If you want to make a 100% carbon rim (a.k.a sides), or even carbon with fiberglass, then you need a mold. The fabric that touches the mold surface will be the shiny, nice side so you need a negative mold. So it would look like the wooden mold you use to put normal bent wooden sides in (not my picture).



You seal it with clearcoat, then sand it 100% flat, then put release wax on it then you can use spray glue to attach fabric how you want it and then you wet it out with epoxy. If you want to do it without spray glue, you wet the surface out with epoxy, then put the carbon, and some more epoxy from the back. There are more elaborate and expensive ways like infusion but i would not recommend starting with that. A vacuumbag is recommended to suck the fabric against the mold.

If i was gonna do this i would build in a neck pocket into the composite component, to put a wooden neck in with its tail. You slide it in top to bottom. If you do this or not, you should get 1 continues piece of fabric that starts and ends at the neck pocket, so there is no visible seem.
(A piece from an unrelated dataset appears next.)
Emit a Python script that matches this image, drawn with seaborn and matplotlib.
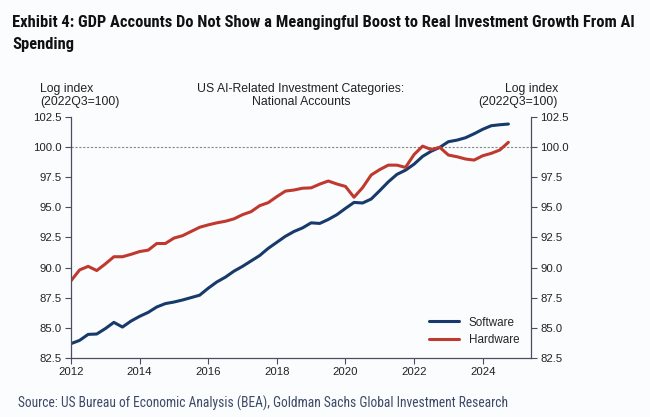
import numpy as np
import pandas as pd
import seaborn as sns
import matplotlib.pyplot as plt

# quarter-end positions, 2011Q4 .. 2024Q3 (plotted at end of quarter)
quarters = 2012.0 + 0.25 * np.arange(52)

software = [83.67, 83.94, 84.44, 84.47, 84.92, 85.44, 85.05, 85.55, 85.94, 86.27,
            86.72, 87.00, 87.13, 87.30, 87.50, 87.70, 88.28, 88.80, 89.20, 89.70,
            90.10, 90.55, 91.00, 91.60, 92.10, 92.60, 93.00, 93.30, 93.72, 93.67,
            94.00, 94.40, 94.92, 95.42, 95.37, 95.70, 96.40, 97.13, 97.75, 98.10,
            98.60, 99.25, 99.68, 100.00, 100.47, 100.60, 100.80, 101.13, 101.50, 101.80,
            101.88, 101.94]

hardware = [88.90, 89.80, 90.10, 89.75, 90.30, 90.90, 90.90, 91.10, 91.33, 91.45,
            92.00, 92.00, 92.45, 92.65, 93.00, 93.35, 93.55, 93.72, 93.85, 94.05,
            94.40, 94.65, 95.15, 95.40, 95.90, 96.36, 96.45, 96.60, 96.63, 96.94,
            97.20, 96.95, 96.75, 95.85, 96.65, 97.70, 98.15, 98.52, 98.52, 98.33,
            99.40, 100.10, 99.82, 100.00, 99.36, 99.22, 99.03, 98.94, 99.30, 99.50,
            99.78, 100.42]

series_names = ['Software', 'Hardware']
colors = ['#173a6b', '#c0392f']
yticks = [82.5, 85.0, 87.5, 90.0, 92.5, 95.0, 97.5, 100.0, 102.5]
xticks = [2012, 2014, 2016, 2018, 2020, 2022, 2024]

df = pd.DataFrame({
    'date': np.concatenate([quarters, quarters]),
    'value': software + hardware,
    'series': ['Software'] * len(software) + ['Hardware'] * len(hardware),
})

sns.set_theme(style='white')
plt.rcParams['font.family'] = ['Liberation Sans', 'DejaVu Sans']
bg = '#fbfcfe'
axis_col = '#4a4d63'

fig = plt.figure(figsize=(6.5, 4.17), dpi=100, facecolor=bg)
ax = fig.add_axes([71 / 650, 1 - 357.7 / 417, (530.7 - 71) / 650, (357.7 - 117.3) / 417])
ax.set_facecolor(bg)

sns.lineplot(data=df, x='date', y='value', hue='series', hue_order=series_names,
             palette=colors, linewidth=2.2, ax=ax)

ax.axhline(100, color='#888888', linestyle=(0, (2, 1.5)), linewidth=0.8, zorder=0)

ax.set_xlim(2012, 2025.4)
ax.set_ylim(82.5, 102.5)
ax.set_xticks(xticks)
ax.set_yticks(yticks)
ax.set_yticklabels([f'{v:.1f}' for v in yticks])
ax.set_xlabel('')
ax.set_ylabel('')
ax.tick_params(axis='both', direction='out', length=4, width=0.8, color=axis_col,
               labelsize=8.2, labelcolor='#222222', pad=3)
ax.tick_params(axis='y', left=True, right=True, labelleft=True, labelright=True)
ax.tick_params(axis='x', bottom=True)
for side in ['left', 'right', 'bottom']:
    ax.spines[side].set_visible(True)
    ax.spines[side].set_color(axis_col)
    ax.spines[side].set_linewidth(0.9)
ax.spines['top'].set_visible(False)

leg = ax.legend(loc='lower right', frameon=False, fontsize=8.4, handlelength=2.6,
                borderaxespad=0.0, labelspacing=0.45, bbox_to_anchor=(0.985, 0.03))

fig.text(40 / 650, 1 - 89 / 417, 'Log index', ha='left', va='center', fontsize=8.8, color='#222222')
fig.text(40 / 650, 1 - 102 / 417, '(2022Q3=100)', ha='left', va='center', fontsize=8.8, color='#222222')
fig.text(558 / 650, 1 - 89 / 417, 'Log index', ha='right', va='center', fontsize=8.8, color='#222222')
fig.text(558 / 650, 1 - 102 / 417, '(2022Q3=100)', ha='right', va='center', fontsize=8.8, color='#222222')
fig.text(301 / 650, 1 - 89 / 417, 'US AI-Related Investment Categories:', ha='center', va='center',
         fontsize=8.8, color='#222222')
fig.text(301 / 650, 1 - 102 / 417, 'National Accounts', ha='center', va='center',
         fontsize=8.8, color='#222222')

title_font = ['Roboto Condensed', 'Liberation Sans Narrow', 'Roboto', 'DejaVu Sans']
t1 = fig.text(12 / 650, 1 - 22 / 417,
              'Exhibit 4: GDP Accounts Do Not Show a Meangingful Boost to Real Investment Growth From AI',
              ha='left', va='center', fontsize=12, fontweight='bold', family=title_font, color='#111111')
t2 = fig.text(12 / 650, 1 - 44 / 417, 'Spending', ha='left', va='center', fontsize=12,
              fontweight='bold', family=title_font, color='#111111')
src = fig.text(18 / 650, 1 - 403 / 417,
               'Source: US Bureau of Economic Analysis (BEA), Goldman Sachs Global Investment Research',
               ha='left', va='center', fontsize=9.5, family=title_font, color='#3d4a66')

# shrink the header/footer to the widths seen in the reference
renderer = fig.canvas.get_renderer()
w1 = t1.get_window_extent(renderer).width
size1 = 12 * 625 / w1
t1.set_fontsize(size1)
t2.set_fontsize(size1)
ws = src.get_window_extent(renderer).width
src.set_fontsize(9.5 * 492 / ws)

fig.savefig('out.png', dpi=100, facecolor=bg)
The setup on this would be $25 for wood, $100 for carbon and epoxy, $50 in disposables (glue, gloves, mixing sticks, a scale, a container etc). I would recommend a fiberglass core between 2 carbon layers to save money.

Once you have a cured part, you open the 2 wooden pieces with the hinge, take it out. I would glue sandpaper on a board and sand both sides flush (with a facemask!).

You can`t rouyte binding channels in the carbon or your bit is dead. If you have a mold that flips open, you can build the ridges in the mold so there is a carbon edge to glue bindings in. It has to flip open for this or the part can never leave the mold. You can also just sand both sides flush and glue the linings in the body "to high". Then you can glue the soundboard on, and just route binding channels into the wood and not the carbon.
You're awesome. Thanks so much for the very detailed response! It does sound like a lot of energy and money is required to get set up initially. In your experience, how would you say the carbon fiber back contributes to the sound of a traditional wood top in comparison to an all wood body?